Around fall 2025 we will have sweet acorn oaks available. If you are interested on the Cork/Truffle trees or want to be included in the waiting list for sweet acorn Oaks, please contact us through: info@balanotrees.org

Our story

Our interest on sweet acorns started in 2014 as a result of conversations with old people that used to eat them in the past.

Shortly after we started looking for sweet acorn trees across de Iberian Peninsula and the Balearic islands. And, at the same time, we started researching on Holm oak grafting techniques.

It wasn’t till 2018 when, already convinced of the enormous potential of Holm oak as a nut tree crop, we set up the tree nursery.
In 2019 we started selling Holm oak plants grafted with sweet varieties.

traditional graft holm oak sweet acorns

Our mission

Agriculture is in need of big changes. Our food systems should be rooted in the territory, taking care of human needs without ruining the future.

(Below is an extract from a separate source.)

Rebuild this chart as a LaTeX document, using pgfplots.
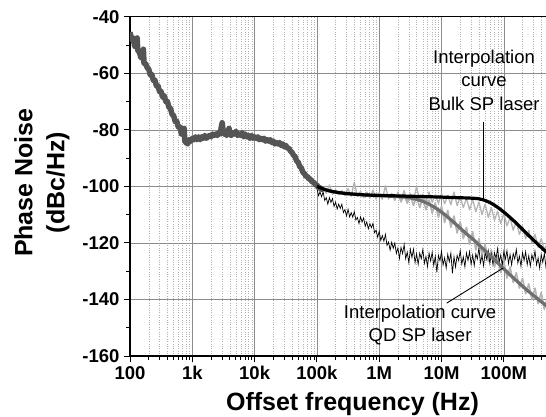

Tree crops, with the adequate management practices, can feed us while providing a livelihood to farmers and, at the same time, contribute with many ecological services; carbon sequestration, wildlife habitat or soil erosion control just to name a few.

In a context of climate and ecological emergency, we are convinced that oaks and acorns — sometimes regarded as ‘the grain that grows on trees’ — will play an important role in the mission of adjusting agriculture towards less oil-dependant models.